Minimal universality: For set-processing tasks, only a single global-to-local linear transmission layer suffices for universal approximation (Segol et al., 2019).
High-dimensional and hierarchical data: For settings with multiple axes (e.g., time, class, sub-component), apply axis-aligned self-attention and invariant pooling, followed by tensor reshaping and stacking (Umagami et al., 2023).
Latent representation interpretation: For VAEs or generative models, invariant projections (such as the sorted vector or orbit-averaged codes) enable robust, lossless downstream performance in visualization, regression, and clustering (Hansen et al., 2024).
Invariant pooling: To transition from equivariant to invariant codes, apply explicit pooling functions—sum, mean, max—after the last equivariant layer (Segol et al., 2019, Thiede et al., 2020).

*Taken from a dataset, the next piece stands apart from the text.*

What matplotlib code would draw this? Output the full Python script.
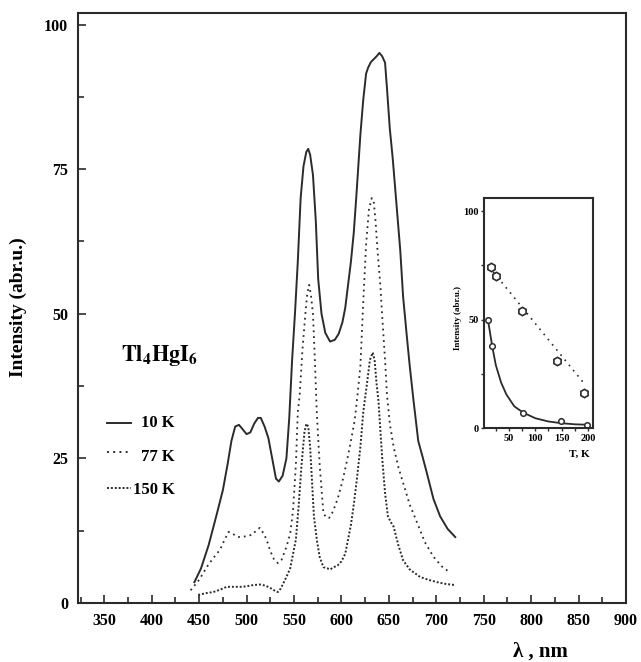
import matplotlib
matplotlib.use("Agg")
import matplotlib.pyplot as plt
from matplotlib.ticker import MultipleLocator

plt.rcParams['font.family'] = ['Liberation Serif', 'DejaVu Serif']
plt.rcParams['font.weight'] = 'bold'
plt.rcParams['mathtext.fontset'] = 'stix'

# ---- main spectra ----
lam_10 = [445, 452, 460, 468, 475, 480, 484, 488, 492, 496, 500, 504, 508, 512, 515, 519, 523, 527,
          531, 534, 538, 542, 545, 548, 551, 554, 557, 560, 563, 565, 567, 570, 573, 575.5, 579, 583,
          588, 593, 597, 601, 604, 607, 610, 613, 616, 620, 623, 626, 628, 631, 634, 637, 640, 643,
          646, 648, 651, 654, 657, 660, 662, 665, 669, 672, 676, 681, 686, 690, 697, 704, 712, 720]
int_10 = [3.6, 6, 10, 15, 19.5, 24, 28, 30.5, 30.8, 30, 29.2, 29.5, 31, 32, 32, 30.5, 28.5, 25,
          21.5, 21, 22, 25, 32, 42, 50, 59, 70, 75.5, 78, 78.5, 77.5, 74, 66, 56, 50, 46.7,
          45.2, 45.5, 46.5, 48.5, 51, 55, 59, 64, 71, 81, 87, 91.5, 92.5, 93.5, 94, 94.5, 95.1, 94.5,
          93.4, 89, 82, 77, 71, 65, 61, 53, 46, 41, 35, 28, 25, 22.5, 18, 15, 12.8, 11.4]

lam_77 = [441, 450, 458, 465, 472, 477, 481, 485, 491, 498, 506, 510, 514, 518, 521, 525, 529, 533,
          537, 542, 546, 549, 552, 554, 556, 559, 562, 564, 566, 568, 570, 572, 574, 577, 581, 584,
          587, 591, 596, 601, 606, 610, 614, 617, 620, 623, 626, 629, 632, 634, 636, 638, 641, 643,
          646, 648, 651, 655, 660, 665, 672, 680, 688, 697, 706, 715]
int_77 = [2.2, 4, 6.2, 7.8, 9.2, 11, 12.3, 12, 11.4, 11.5, 11.8, 12.5, 13, 12, 11, 9, 7.5, 6.9,
          7.5, 9.7, 12, 16, 24, 33, 36, 44, 50, 53.5, 55, 53, 50, 42, 33, 24, 15.5, 14.8,
          14.7, 15.8, 18, 21, 24.7, 28, 31.6, 36, 41, 52, 62, 68, 70, 69.5, 66, 61, 55, 49.5,
          42, 36, 31, 27, 23.5, 20.8, 17, 13.8, 10.5, 8, 6.3, 5.2]

lam_150 = [449, 457, 465, 472, 479, 488, 495, 500, 507, 514, 520, 525, 530, 533, 536, 539, 542, 546,
           549, 552, 555, 558, 561, 563, 565, 567, 569, 571, 574, 577, 581, 585, 588, 592, 596, 600,
           604, 607, 610, 613, 616, 620, 623, 627, 630, 633, 635, 637, 639, 641, 643, 646, 649, 652,
           655, 660, 665, 672, 683, 692, 701, 710, 720]
int_150 = [1.4, 1.7, 1.9, 2.3, 2.8, 2.8, 2.8, 2.9, 3.1, 3.2, 3.0, 2.6, 2.1, 1.9, 2.5, 3.5, 4.5, 6,
           8.5, 11, 17, 24, 29.5, 31, 30.5, 27, 21, 15, 11, 8, 6.2, 6, 5.8, 6.2, 6.5, 7.2,
           8.5, 11, 13.5, 17, 21, 27, 33, 38, 42, 43.3, 42, 38, 35, 30, 25, 19, 15, 14,
           13.2, 10, 7.4, 5.8, 4.5, 4.0, 3.6, 3.3, 3.1]

legend_labels = ["10 K", "77 K", "150 K"]
x_ticks = [350, 400, 450, 500, 550, 600, 650, 700, 750, 800, 850, 900]
y_ticks = [0, 25, 50, 75, 100]

# ---- inset data ----
T_fit = [10, 14, 18, 25, 35, 45, 60, 77, 100, 125, 150, 175, 200]
I_fit = [50, 44, 38, 29, 21, 15.5, 10, 7.1, 4.5, 3.0, 2.2, 1.7, 1.5]
T_circ = [10, 18, 77, 149, 198]
I_circ = [50, 38, 7, 3, 1.5]
T_hex = [16, 25, 75, 142, 192]
I_hex = [74, 70, 54, 31, 16]
T_lin = [20, 191]
I_lin = [72, 21]
inset_xticks = [50, 100, 150, 200]
inset_yticks = [0, 50, 100]

col = '#2b2b2b'
sty_77 = (0, (1, 2.2))
sty_150 = (0, (1, 1.0))

fig = plt.figure(figsize=(6.41, 6.62), dpi=100)
ax = fig.add_axes([0.1217, 0.0891, 0.8549, 0.8913])

ax.plot(lam_10, int_10, color=col, lw=1.4, ls='-')
ax.plot(lam_77, int_77, color=col, lw=1.3, ls=sty_77)
ax.plot(lam_150, int_150, color=col, lw=1.4, ls=sty_150)

ax.set_xlim(322.3, 900)
ax.set_ylim(0, 102)
ax.set_xticks(x_ticks)
ax.set_yticks(y_ticks)
ax.xaxis.set_minor_locator(MultipleLocator(25))
ax.yaxis.set_minor_locator(MultipleLocator(12.5))
ax.tick_params(which='both', direction='in', top=False, right=False, colors=col,
               labelsize=11.5, width=1.2, pad=7)
ax.tick_params(which='major', length=6)
ax.tick_params(which='minor', length=4)
for lbl in ax.get_xticklabels() + ax.get_yticklabels():
    lbl.set_fontweight('bold')
    lbl.set_color('black')
for s in ax.spines.values():
    s.set_color(col)
    s.set_linewidth(1.5)

fig.text(18 / 641, 1 - 307 / 662, "Intensity (abr.u.)", rotation=90, ha='center', va='center',
         fontsize=14, fontweight='bold')
fig.text(540 / 641, 1 - 652 / 662, "λ , nm", ha='center', va='center', fontsize=15, fontweight='bold')

ax.text((160 - 78) / 548, (603 - 356) / 590, r"$\mathbf{Tl_{4}HgI_{6}}$", transform=ax.transAxes,
        ha='center', va='center', fontsize=16)

# legend
styles = ['-', sty_77, sty_150]
line_y = [423, 452, 488]
text_y = [423, 457, 490]
for lab, st, ly, ty in zip(legend_labels, styles, line_y, text_y):
    yy = (603 - ly) / 590
    ax.plot([(107 - 78) / 548, (131 - 78) / 548], [yy, yy], transform=ax.transAxes,
            color=col, lw=1.4, ls=st)
    ax.text((175 - 78) / 548, (603 - ty) / 590, lab, transform=ax.transAxes, ha='right',
            va='center', fontsize=12, fontweight='bold')

# ---- inset ----
ax2 = fig.add_axes([484 / 641, 1 - 428 / 662, 109 / 641, 230 / 662])
ax2.plot(T_fit, I_fit, color=col, lw=1.3)
ax2.plot(T_lin, I_lin, color=col, lw=1.2, ls=(0, (1, 3)))
ax2.plot(T_circ, I_circ, ls='none', marker='o', ms=4, mfc='white', mec=col, mew=1.1)
ax2.plot(T_hex, I_hex, ls='none', marker='h', ms=6, mfc='white', mec=col, mew=1.2)
ax2.set_xlim(2.6, 209.5)
ax2.set_ylim(0, 106)
ax2.set_xticks(inset_xticks)
ax2.set_yticks(inset_yticks)
ax2.xaxis.set_minor_locator(MultipleLocator(25))
ax2.yaxis.set_minor_locator(MultipleLocator(25))
ax2.tick_params(which='both', direction='out', colors=col, labelsize=7.5, width=1, pad=1.5)
ax2.tick_params(which='major', length=2.5)
ax2.tick_params(which='minor', length=2)
for lbl in ax2.get_xticklabels() + ax2.get_yticklabels():
    lbl.set_fontweight('bold')
    lbl.set_color('black')
for s in ax2.spines.values():
    s.set_color(col)
    s.set_linewidth(1.5)
fig.text(458 / 641, 1 - 318 / 662, "Intensity (abr.u.)", rotation=90, ha='center', va='center',
         fontsize=6.5, fontweight='bold')
fig.text(579 / 641, 1 - 454 / 662, "T, K", ha='center', va='center', fontsize=8, fontweight='bold')

fig.savefig("out.png", dpi=100)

7. Connections to Broader Classes and Symmetric Structures

Permutation-equivariance is a particular instance of broader $S_n$ 9-equivariance principles. Many methods extend directly to arbitrary finite or compact groups by replacing S_n with the relevant symmetry group and tying parameters accordingly (Thiede et al., 2020, Elbaz et al., 29 Sep 2025, Schatzki et al., 2022). For higher-order structures—tensors, graphs, multigraphs, functions over weights—equivariance requires matching all modes of the data tensor simultaneously. For hierarchical or hybrid permutation groups, equivariance along multiple axes can be composed using axis-wise attention or functional pooling (Umagami et al., 2023).

This architectural approach has been demonstrated to scale efficiently (in both FLOPs and parameter count), improve statistical efficiency in low-data settings, maintain theoretical guarantees of expressivity, and empirically outperform standard baselines in tasks that fundamentally require symmetry-respecting inductive bias.